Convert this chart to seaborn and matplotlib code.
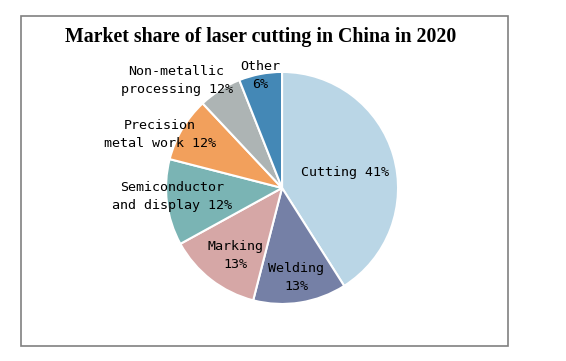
import numpy as np
import matplotlib
matplotlib.use("Agg")
import matplotlib.pyplot as plt
from matplotlib.patches import Rectangle
import seaborn as sns

# data (slice sizes) and the label texts shown on it
categories = ["Cutting", "Welding", "Marking", "Semiconductor and display",
              "Precision metal work", "Non-metallic processing", "Other"]
shares = [41, 13, 13, 12, 9, 6, 6]
label_texts = ["Cutting 41%", "Welding\n13%", "Marking\n13%",
               "Semiconductor\nand display 12%", "Precision\nmetal work 12%",
               "Non-metallic\nprocessing 12%", "Other\n6%"]
colors = ["#BAD6E6", "#7580A6", "#D6A7A6", "#7AB4B4", "#F2A05C", "#ADB4B4", "#4488B6"]

# label placement: distance from centre (in radii) and angle shift (degrees)
label_dist = [0.56, 0.78, 0.71, 0.95, 1.15, 1.30, 0.99]
label_shift = [-2, 0, 3, -3, 7, 12, 0]

sns.set_style("white")
plt.rcParams["font.family"] = ["DejaVu Sans Mono", "Liberation Mono"]

fig = plt.figure(figsize=(5.66, 3.61), dpi=100)
ax = fig.add_axes([0.2933, 0.158, 0.41, 0.6427])

wedges, _ = ax.pie(shares, colors=colors, startangle=90, counterclock=False,
                   radius=1, wedgeprops=dict(edgecolor="white", linewidth=1.5))
ax.set_xlim(-1, 1)
ax.set_ylim(-1, 1)
ax.set_aspect("equal")
ax.axis("off")

for w, txt, d, s in zip(wedges, label_texts, label_dist, label_shift):
    mid = np.deg2rad((w.theta1 + w.theta2) / 2 + s)
    ax.text(d * np.cos(mid), d * np.sin(mid), txt, ha="center", va="center",
            fontsize=9.6, color="black", linespacing=1.5, clip_on=False)

fig.text(0.46, 0.897, "Market share of laser cutting in China in 2020",
         ha="center", va="center", fontsize=14.3, fontweight="bold",
         family=["Liberation Serif", "DejaVu Serif"], color="black")

fig.patches.append(Rectangle((0.0371, 0.0416), 0.860, 0.914, transform=fig.transFigure,
                             fill=False, edgecolor="#808080", linewidth=1.2))

fig.savefig("out.png", dpi=100)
============
Objective: Copy every line of the data word for word, omitting the images.

Result below:
Convert this chart to seaborn and matplotlib code.
import numpy as np
import matplotlib
matplotlib.use("Agg")
import matplotlib.pyplot as plt
from matplotlib.patches import Rectangle
import seaborn as sns

# data (slice sizes) and the label texts shown on it
categories = ["Cutting", "Welding", "Marking", "Semiconductor and display",
              "Precision metal work", "Non-metallic processing", "Other"]
shares = [41, 13, 13, 12, 9, 6, 6]
label_texts = ["Cutting 41%", "Welding\n13%", "Marking\n13%",
               "Semiconductor\nand display 12%", "Precision\nmetal work 12%",
               "Non-metallic\nprocessing 12%", "Other\n6%"]
colors = ["#BAD6E6", "#7580A6", "#D6A7A6", "#7AB4B4", "#F2A05C", "#ADB4B4", "#4488B6"]

# label placement: distance from centre (in radii) and angle shift (degrees)
label_dist = [0.56, 0.78, 0.71, 0.95, 1.15, 1.30, 0.99]
label_shift = [-2, 0, 3, -3, 7, 12, 0]

sns.set_style("white")
plt.rcParams["font.family"] = ["DejaVu Sans Mono", "Liberation Mono"]

fig = plt.figure(figsize=(5.66, 3.61), dpi=100)
ax = fig.add_axes([0.2933, 0.158, 0.41, 0.6427])

wedges, _ = ax.pie(shares, colors=colors, startangle=90, counterclock=False,
                   radius=1, wedgeprops=dict(edgecolor="white", linewidth=1.5))
ax.set_xlim(-1, 1)
ax.set_ylim(-1, 1)
ax.set_aspect("equal")
ax.axis("off")

for w, txt, d, s in zip(wedges, label_texts, label_dist, label_shift):
    mid = np.deg2rad((w.theta1 + w.theta2) / 2 + s)
    ax.text(d * np.cos(mid), d * np.sin(mid), txt, ha="center", va="center",
            fontsize=9.6, color="black", linespacing=1.5, clip_on=False)

fig.text(0.46, 0.897, "Market share of laser cutting in China in 2020",
         ha="center", va="center", fontsize=14.3, fontweight="bold",
         family=["Liberation Serif", "DejaVu Serif"], color="black")

fig.patches.append(Rectangle((0.0371, 0.0416), 0.860, 0.914, transform=fig.transFigure,
                             fill=False, edgecolor="#808080", linewidth=1.2))

fig.savefig("out.png", dpi=100)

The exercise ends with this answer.